Politics of automation
by Nigel Smith, President and CEO, TM Robotics
Shibaura Machine Posted 01/12/2019
In January 2018, the World Economic Forum (WEF) released its first ‘Readiness for the Future of Production Report’. It outlines how well-positioned economies are to benefit from Industry 4.0. However, much of the news that has been generated since its release has focused on job losses caused by automation, rather than its potential. Here, Nigel Smith of TM Robotics, examines the risk versus reward of the machine economy.
Since the first robotic arms were introduced to automotive production lines in the 1960s, the media has been awash with headlines deeming the rise of robotics as the demise of human workers. But, if we look to the past, this situation is familiar.
Nearly 500 years ago in the UK, Queen Elizabeth I denied a patent for an automated knitted invention, believing the machine would deprive young women of employment. Regardless of the lack of patent, factories adopted the machine in a bid to up their productivity and generate higher profits. Today’s scenario isn’t much different.
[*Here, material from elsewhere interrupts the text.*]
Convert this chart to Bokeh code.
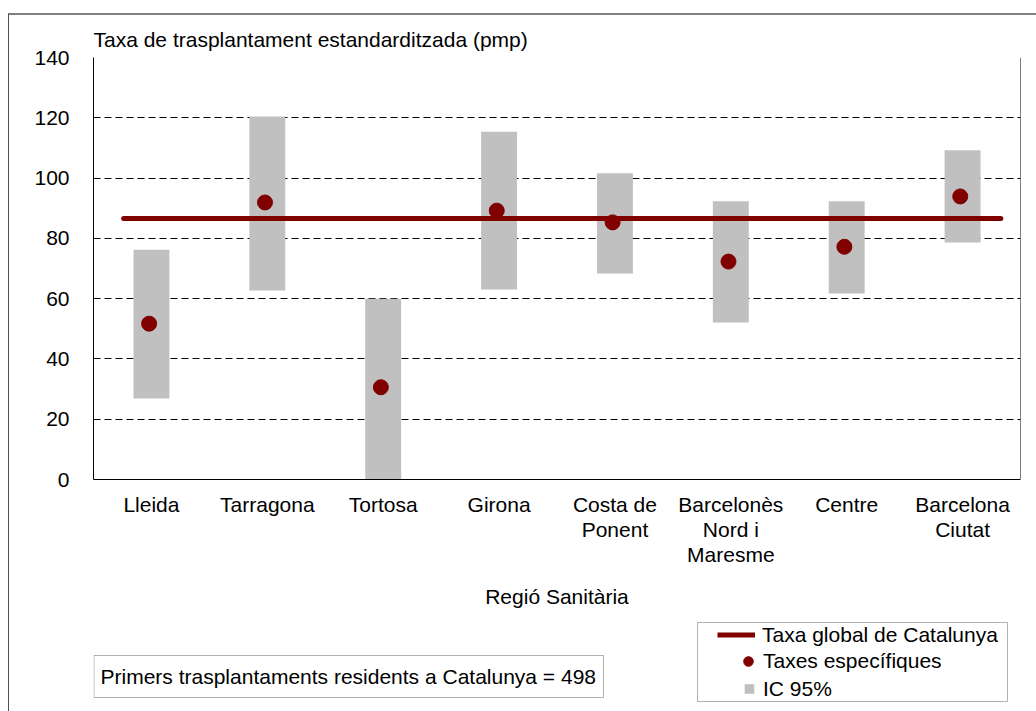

According to last year’s Annual Manufacturing Report, a significant majority of manufacturers are undertaking or considering a move to Industry 4.0, by investing in intelligent automation software, connected hardware and robotics. The same report cited that an increase in production was the main benefit manufacturers expected to gain from automation and only 27 per cent saw it as a method to reduce staff.
Despite this, media coverage continues to focus on the threat automation poses to jobs. According to a widely-publicised report by PwC, more than ten million jobs could be replaced by robots in the next 15 years with those working in manufacturing industry among the highest at risk. There is no denying that automated technology will change the role of employees in manufacturing, but that doesn’t necessarily mean the technology will replace human workers.
Take the Elizabethan knitting machine as a case study. The equipment had been adopted by the majority of Britain’s textile factories by the end of the 19th century. Using the machine, each human worker could manufacture 20 times the amount of fabric they would have weaved manually. However, despite an increase in automated equipment, these factories employed four times as many workers as they did a century earlier. So, how does this work?
A manufacturer that saves money on labour by using automation has two options. Lower their prices or generate more profit — both of which can result in increased investment, higher demand and in turn, more opportunity for employment. Amazon provides a modern example of this phenomenon. In just three years, the company increased the number of robots in its warehouses from 1,400 to a colossal 45,000. During the same period, the rate at which the company hires workers stayed the same.
As a distributor of industrial robots and partner of Toshiba Machine, we have a vested interest in manufacturers and their investment in industrial automation. However, that’s not the only reason we support investments in automated technologies.
Industry 4.0 will force a shift from labour-intensive production, to knowledge and skills intensive production. Rather than overseeing menial and repetitive manufacturing tasks, like pick-and-place, inspection and assembly processes, factory floor workers will be freed up to manage tasks that require skills, which automation cannot replicate — like human ingenuity, creativity and judgement.
As demonstrated by the uptake of weaving machines in the 19th century, the threat of job losses will not deter manufacturers from investing in automation. In fact, to remain competitive in the global landscape, embracing new technologies is necessary. However, to offset the displacement of menial jobs, manufacturers must invest in the creation of higher-paid, higher-skilled jobs — not only to manage the increased productivity of their factory, but to help make intelligent decisions related to automation.
According to the Readiness for the Future of Production Report, the United States is one of the 25 countries assessed to be in the best position to benefit from Industry 4.0. To maintain this leadership, manufacturers must contest the scaremongering statistics and negative media coverage associated with job losses and automation.
Robots and automation are not here to take jobs, but to create better ones.